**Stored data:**

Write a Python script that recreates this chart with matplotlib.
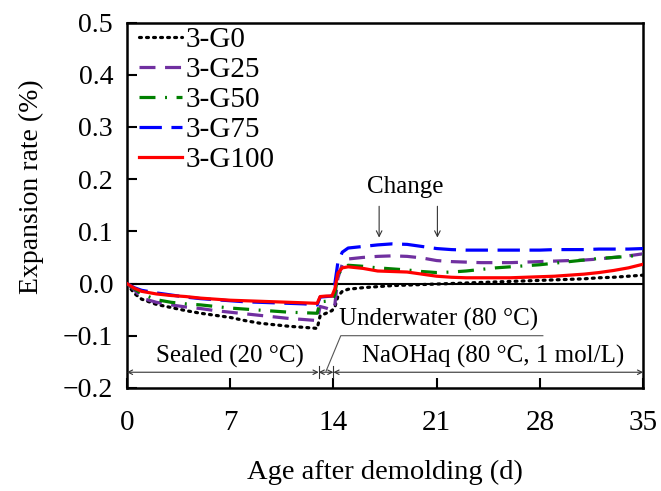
import matplotlib
matplotlib.use("Agg")
import matplotlib.pyplot as plt

days = [0, 0.5, 1, 2, 3, 4, 5, 6, 7, 8, 9, 10, 11, 12, 12.9, 13.1, 13.5, 13.9,
        14.1, 14.3, 14.6, 15, 16, 17, 18, 19, 20, 21, 22, 23, 24, 25, 26, 27, 28,
        29, 30, 31, 32, 33, 34, 35]

g0 = [0, -0.019, -0.030, -0.040, -0.046, -0.052, -0.057, -0.061, -0.065, -0.071,
      -0.076, -0.079, -0.082, -0.084, -0.086, -0.062, -0.057, -0.052,
      -0.045, -0.025, -0.015, -0.011, -0.008, -0.006, -0.004, -0.003, -0.002,
      -0.001, 0.000, 0.001, 0.002, 0.003, 0.004, 0.005, 0.006, 0.007, 0.008,
      0.009, 0.011, 0.012, 0.014, 0.016]
g25 = [0, -0.012, -0.028, -0.036, -0.041, -0.045, -0.048, -0.052, -0.055, -0.058,
       -0.061, -0.064, -0.067, -0.069, -0.071, -0.044, -0.047, -0.051,
       -0.040, 0.010, 0.037, 0.047, 0.050, 0.052, 0.053, 0.052, 0.049, 0.044,
       0.042, 0.041, 0.040, 0.040, 0.040, 0.041, 0.042, 0.043, 0.044, 0.045,
       0.047, 0.050, 0.053, 0.057]
g50 = [0, -0.010, -0.020, -0.031, -0.036, -0.039, -0.041, -0.044, -0.047, -0.049,
       -0.051, -0.053, -0.055, -0.056, -0.057, -0.035, -0.034, -0.033,
       -0.020, 0.015, 0.030, 0.035, 0.033, 0.030, 0.028, 0.026, 0.023, 0.021,
       0.022, 0.024, 0.027, 0.030, 0.032, 0.034, 0.036, 0.039, 0.042, 0.045,
       0.048, 0.050, 0.052, 0.055]
g75 = [0, -0.008, -0.013, -0.018, -0.022, -0.026, -0.029, -0.031, -0.033, -0.035,
       -0.036, -0.037, -0.038, -0.039, -0.041, -0.026, -0.025, -0.024,
       0.000, 0.040, 0.060, 0.068, 0.071, 0.074, 0.076, 0.075, 0.071, 0.067,
       0.065, 0.064, 0.064, 0.064, 0.064, 0.064, 0.064, 0.065, 0.065, 0.065,
       0.066, 0.066, 0.066, 0.067]
g100 = [0, -0.009, -0.015, -0.020, -0.023, -0.025, -0.028, -0.030, -0.032, -0.033,
        -0.034, -0.035, -0.036, -0.037, -0.038, -0.025, -0.024, -0.024,
        -0.010, 0.020, 0.030, 0.032, 0.029, 0.024, 0.023, 0.022, 0.018, 0.014,
        0.012, 0.011, 0.011, 0.011, 0.011, 0.012, 0.013, 0.014, 0.016, 0.018,
        0.021, 0.025, 0.030, 0.037]

labels = ["3-G0", "3-G25", "3-G50", "3-G75", "3-G100"]
colors = ["black", "#7030A0", "#008000", "#0000FF", "#FF0000"]
styles = [(0, (0.6, 1.6)), (0, (5, 3)), (0, (5, 3, 0.6, 3)), (0, (7, 3)), "-"]

xticks = [0, 7, 14, 21, 28, 35]
yticks = [-0.2, -0.1, 0.0, 0.1, 0.2, 0.3, 0.4, 0.5]

plt.rcParams['font.family'] = ['Liberation Serif', 'DejaVu Serif']

fig = plt.figure(figsize=(6.61, 4.91), dpi=100)
ax = fig.add_axes([0.192, 0.21, 0.781, 0.744])

ax.axhline(0, color="black", lw=1.5, zorder=1)
for ys, lab, c, ls in zip([g0, g25, g50, g75, g100], labels, colors, styles):
    cap = "round" if lab == "3-G0" else "butt"
    ax.plot(days, ys, color=c, ls=ls, lw=2.3, label=lab, dash_capstyle=cap, zorder=3)

ax.set_xlim(0, 35)
ax.set_ylim(-0.2, 0.5)
ax.set_xticks(xticks)
ax.set_yticks(yticks)
ax.set_yticklabels([f"{v:.1f}".replace("-", "\u2212") for v in yticks])
ax.tick_params(direction="in", length=7, width=1.5)
ax.tick_params(axis="x", labelsize=21, pad=16)
ax.tick_params(axis="y", labelsize=20, pad=10)
for s in ax.spines.values():
    s.set_linewidth(1.8)

ax.set_xlabel("Age after demolding (d)", fontsize=20.5, va="center")
ax.xaxis.set_label_coords(0.5, -0.232)
ax.set_ylabel("Expansion rate (%)", fontsize=20)
ax.yaxis.set_label_coords(-0.16, 0.55)

leg = ax.legend(loc="upper left", frameon=False, fontsize=21, handlelength=1.5,
                handletextpad=0.1, labelspacing=0.12, borderaxespad=0.0,
                bbox_to_anchor=(0.0, 1.02))

# period arrows
ya = -0.17
akw = dict(arrowstyle="<->", color="#333333", lw=0.8, shrinkA=0, shrinkB=0, mutation_scale=8)
for a, b in [(0, 13), (13, 14), (14, 35)]:
    ax.annotate("", xy=(a, ya), xytext=(b, ya), arrowprops=akw)
for xv in [13, 14]:
    ax.plot([xv, xv], [ya - 0.012, ya + 0.012], color="#333333", lw=0.8)

ax.text(7.0, -0.14, "Sealed (20 \u00b0C)", fontsize=18, ha="center", va="center")
ax.text(24.8, -0.14, "NaOHaq (80 \u00b0C, 1 mol/L)", fontsize=18, ha="center", va="center")
ax.text(14.4, -0.069, "Underwater (80 \u00b0C)", fontsize=18, ha="left", va="center")
ax.plot([13.5, 14.5, 28.2], [-0.168, -0.1, -0.1], color="#555555", lw=0.8)

ax.text(18.9, 0.184, "Change", fontsize=18, ha="center", va="center")
ckw = dict(arrowstyle="->", color="#333333", lw=0.8, mutation_scale=10, shrinkA=0, shrinkB=0)
for xv in [17.1, 21.05]:
    ax.annotate("", xy=(xv, 0.088), xytext=(xv, 0.148), arrowprops=ckw)

fig.savefig("out.png", dpi=100)
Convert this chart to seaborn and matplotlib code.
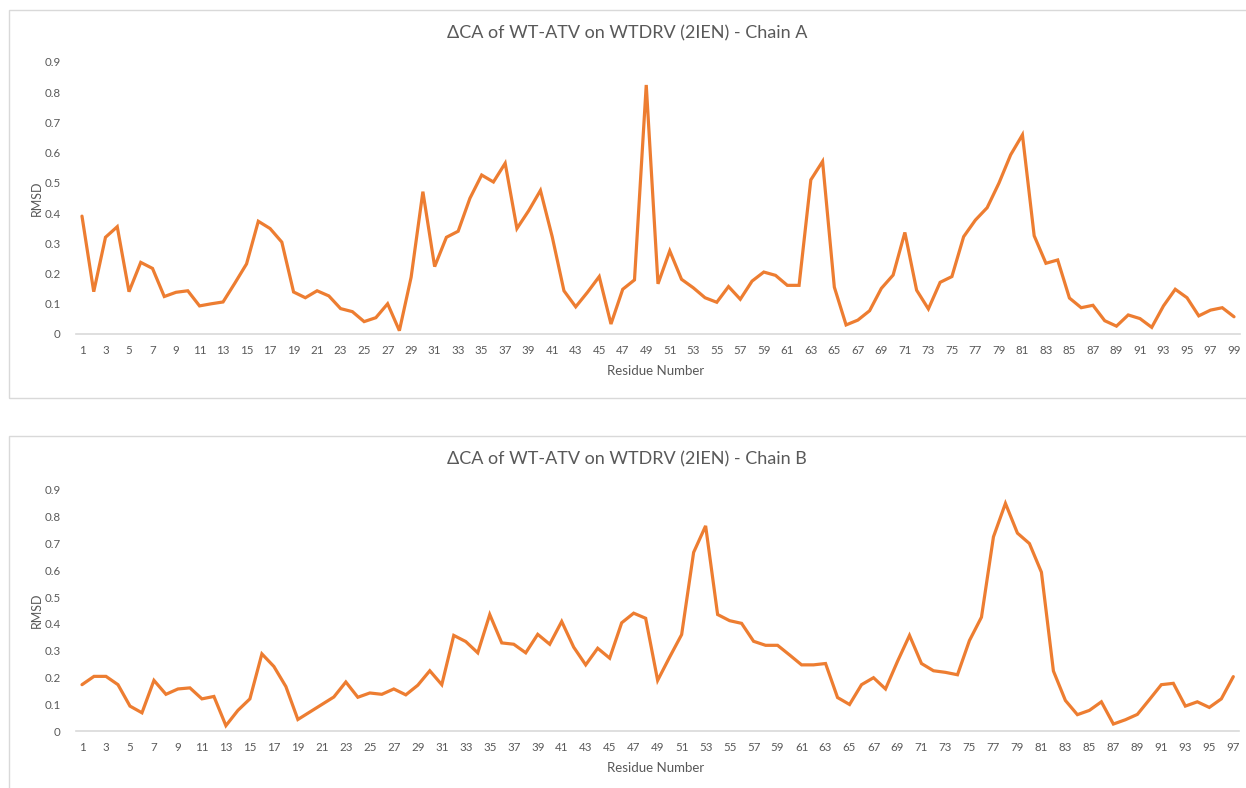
import numpy as np
import pandas as pd
import seaborn as sns
import matplotlib
matplotlib.use("Agg")
import matplotlib.pyplot as plt
from matplotlib.patches import Rectangle
from matplotlib.ticker import FuncFormatter

# Per-residue CA RMSD values, chain A (residues 1-99)
rmsd_chain_a = [
    0.39, 0.14, 0.32, 0.355, 0.14, 0.237, 0.217, 0.124, 0.138, 0.143,
    0.093, 0.10, 0.106, 0.168, 0.232, 0.373, 0.349, 0.304, 0.139, 0.12,
    0.143, 0.126, 0.084, 0.074, 0.041, 0.054, 0.10, 0.011, 0.188, 0.471,
    0.223, 0.32, 0.34, 0.449, 0.526, 0.503, 0.565, 0.349, 0.408, 0.475,
    0.322, 0.143, 0.09, 0.138, 0.19, 0.033, 0.148, 0.179, 0.824, 0.166,
    0.275, 0.181, 0.153, 0.12, 0.105, 0.157, 0.115, 0.175, 0.205, 0.194,
    0.161, 0.161, 0.51, 0.571, 0.155, 0.03, 0.046, 0.077, 0.151, 0.195,
    0.336, 0.145, 0.083, 0.171, 0.19, 0.322, 0.377, 0.418, 0.499, 0.593,
    0.659, 0.325, 0.234, 0.245, 0.119, 0.087, 0.095, 0.044, 0.026, 0.063,
    0.051, 0.022, 0.093, 0.148, 0.12, 0.06, 0.079, 0.087, 0.057,
]

# Per-residue CA RMSD values, chain B (residues 1-97)
rmsd_chain_b = [
    0.173, 0.204, 0.204, 0.173, 0.093, 0.068, 0.189, 0.137, 0.157, 0.161,
    0.12, 0.129, 0.02, 0.077, 0.12, 0.288, 0.241, 0.166, 0.043, 0.071,
    0.099, 0.127, 0.183, 0.126, 0.142, 0.137, 0.157, 0.135, 0.171, 0.225,
    0.173, 0.357, 0.334, 0.292, 0.435, 0.329, 0.324, 0.292, 0.361, 0.324,
    0.409, 0.313, 0.247, 0.309, 0.272, 0.404, 0.44, 0.421, 0.189, 0.276,
    0.36, 0.667, 0.766, 0.435, 0.412, 0.402, 0.335, 0.32, 0.32, 0.284,
    0.247, 0.247, 0.252, 0.125, 0.099, 0.173, 0.199, 0.157, 0.26, 0.357,
    0.252, 0.225, 0.219, 0.21, 0.338, 0.425, 0.725, 0.85, 0.739, 0.70,
    0.593, 0.224, 0.114, 0.061, 0.077, 0.109, 0.026, 0.042, 0.062, 0.117,
    0.173, 0.178, 0.093, 0.109, 0.088, 0.12, 0.203,
]

titles = ["\u0394CA of WT-ATV on WTDRV (2IEN) - Chain A",
          "\u0394CA of WT-ATV on WTDRV (2IEN) - Chain B"]
y_ticks = [0, 0.1, 0.2, 0.3, 0.4, 0.5, 0.6, 0.7, 0.8, 0.9]
x_label = "Residue Number"
y_label = "RMSD"

sns.set_theme(style="white")
plt.rcParams["font.family"] = ["Lato", "DejaVu Sans"]

W, H = 1246, 788
fig = plt.figure(figsize=(W / 100, H / 100), dpi=100)
fig.patch.set_facecolor("white")

TEXT = "#595959"
LINE = "#ED7D31"
FRAME = "#D9D9D9"


def fx(px):
    return px / W


def fy(py):
    return 1 - py / H


# Chart frames
for (x0, y0, x1, y1) in [(9, 10, 1252, 398), (9, 436, 1252, 796)]:
    fig.add_artist(Rectangle((fx(x0), fy(y1)), fx(x1 - x0), (y1 - y0) / H,
                             transform=fig.transFigure, fill=False,
                             ec=FRAME, lw=1.0, zorder=0))

# plot area pixel boxes: left, right, y of 0, y of 0.9
boxes = [(76.1, 1239.9, 334, 62), (76.0, 1239.3, 731, 490)]
series = [rmsd_chain_a, rmsd_chain_b]
title_y = [33, 459]
xlabel_y = [371, 768]

for i, (vals, box) in enumerate(zip(series, boxes)):
    l, r, yb, yt = box
    ax = fig.add_axes([fx(l), fy(yb), fx(r - l), (yb - yt) / H])
    n = len(vals)
    df = pd.DataFrame({"residue": np.arange(1, n + 1), "rmsd": vals})
    sns.lineplot(data=df, x="residue", y="rmsd", ax=ax, color=LINE,
                 linewidth=2.3, solid_joinstyle="miter")
    ax.set_xlim(0.5, n + 0.5)
    ax.set_ylim(0, 0.9)
    ax.set_xticks(np.arange(1, n + 1, 2))
    ax.set_xticklabels([str(v) for v in range(1, n + 1, 2)])
    ax.set_yticks(y_ticks)
    ax.yaxis.set_major_formatter(FuncFormatter(lambda v, p: f"{v:g}"))
    ax.tick_params(axis="both", length=0, labelsize=8.3, colors=TEXT)
    ax.tick_params(axis="x", pad=8)
    ax.tick_params(axis="y", pad=11)
    for s in ["top", "right", "left"]:
        ax.spines[s].set_visible(False)
    ax.spines["bottom"].set_color(FRAME)
    ax.spines["bottom"].set_linewidth(1.2)
    ax.set_facecolor("none")
    ax.grid(False)
    ax.set_xlabel("")
    ax.set_ylabel("")
    fig.text(fx(37), fy((yb + yt) / 2), y_label, rotation=90, ha="center",
             va="center", fontsize=9, color=TEXT)
    fig.text(fx(656), fy(xlabel_y[i]), x_label, ha="center", va="center",
             fontsize=9.5, color=TEXT)
    fig.text(fx(627), fy(title_y[i]), titles[i], ha="center", va="center",
             fontsize=13, color=TEXT)

fig.savefig("out.png", dpi=100)
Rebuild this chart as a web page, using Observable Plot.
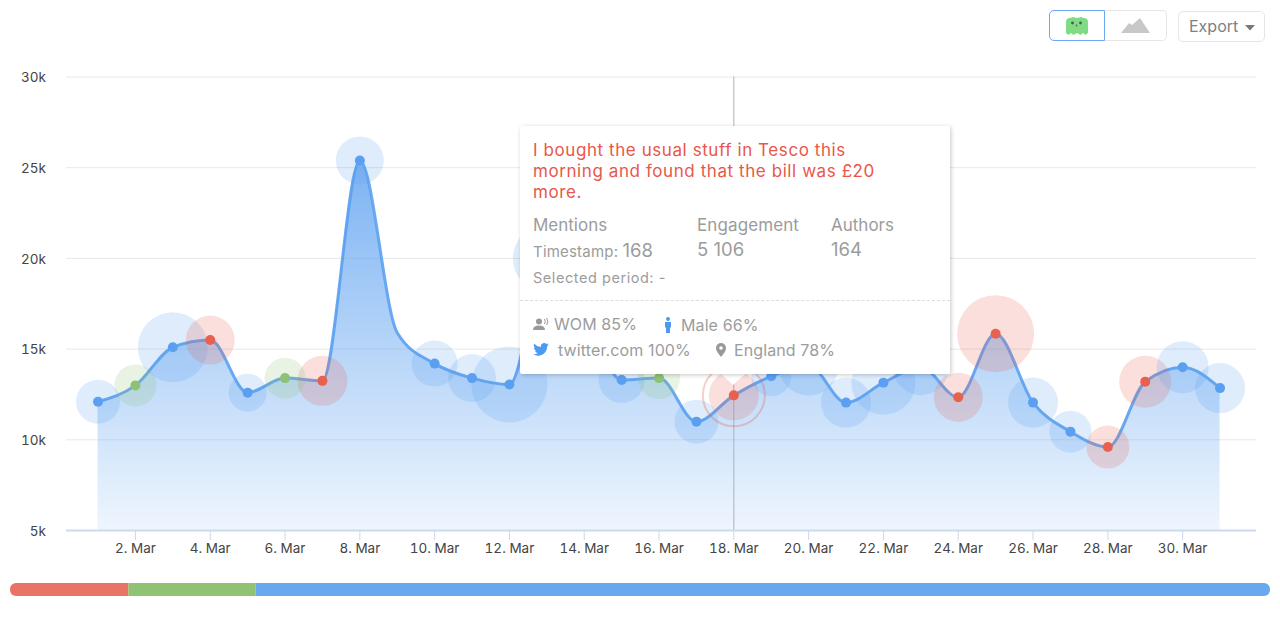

**Stated problem:** Repeat exactly, and only, the lines from the one containing "Convert this chart" through the one containing "from matplotlib.ticker import FuncFormatter", both included, without the pictures.

**The result:**
Convert this chart to seaborn and matplotlib code.
import numpy as np
import pandas as pd
import seaborn as sns
import matplotlib
matplotlib.use("Agg")
import matplotlib.pyplot as plt
from matplotlib.patches import Rectangle
from matplotlib.ticker import FuncFormatter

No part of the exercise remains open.